Who’s Listening to the Victims of Paedophile Priests? [Interview]

GERMANY
Political Critique (Poland)

AGATA DIDUSZKO-ZYGLEWSKA

Interview with Matthias Katsch, the founder and spokesperson for the Square Table Foundation and a member of the Council of Survivors, working alongside the German Parliament.

Agata Diduszko-Zyglewska: As a child you were abused by a priest, and so now you work for the sake of other victims.

Matthias Katsch
Founder and spokesperson for the Square Table Foundation, and a member of the Council of Survivors, working alongside the German Parliament.

Matthias Katsch: Yes, I was born and raised in Berlin. I attended Jesuit college there and when I was thirteen years old, I was abused. Like many survivors, I kept it secret, I was ashamed of the situation, I never spoke about it for the following thirty years – until 2010. Then I came out publicly, reached out and connected with other survivors. Within weeks, we had a tsunami – a wave of disclosure all over Germany, hundreds of former students of Church institutes, schools, colleges came out and said ‘me too’. I’m the founder and a spokesperson for the Square Table Foundation. We, the victims, the survivors – wherever: in Poland, Ireland, the US, Germany, France, we have started to speak. But the crucial question is: who is listening?

I suppose by asking this question you’re referring to a lack of reaction on the part of society and local communities. In Poland, this is exactly what gives paedophile priests the opportunity to operate. People keep silent, even defend priests when a case finally becomes public.

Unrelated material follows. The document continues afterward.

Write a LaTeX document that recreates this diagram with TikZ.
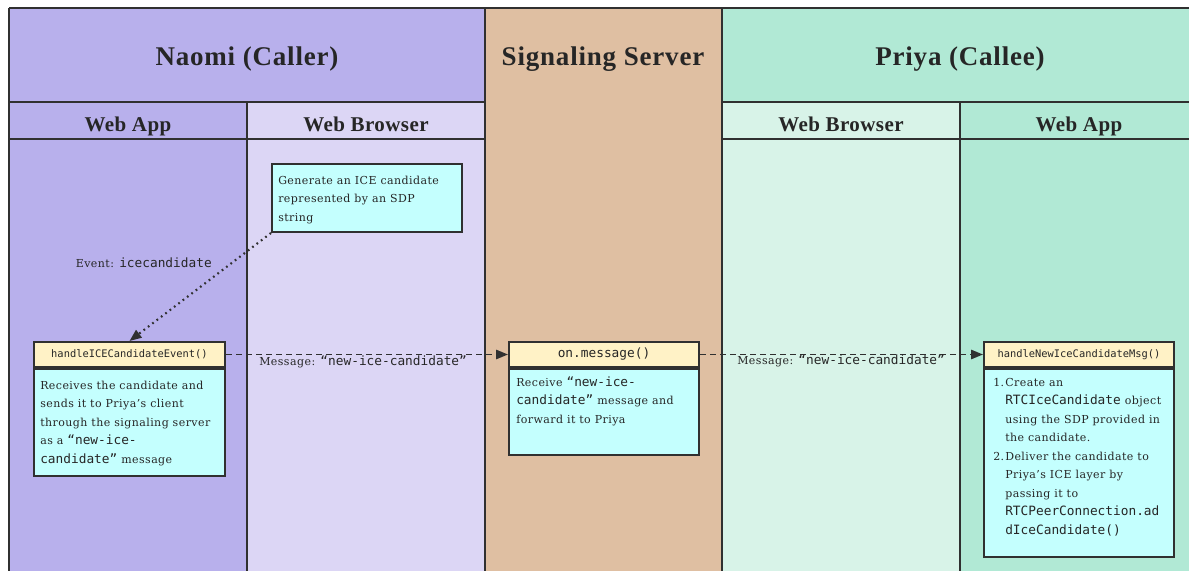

The Church works like any other institution: when it feels attacked, it defends itself – that is a natural reaction. The important question is: why is it so difficult for society to accept reality, to deal with it, to recognize survivors and help them? In Germany, this question is posed to institutions, to the Church, to the families…

We are also talking about a cultural problem here – the differences between men and women in society. In our country in 2010, it was actually big news that most of the victims were men, because society knows that victims are always women! The big scandal, the part that made the news, was that it was men coming out as victims. But of course, the situation in every society is different.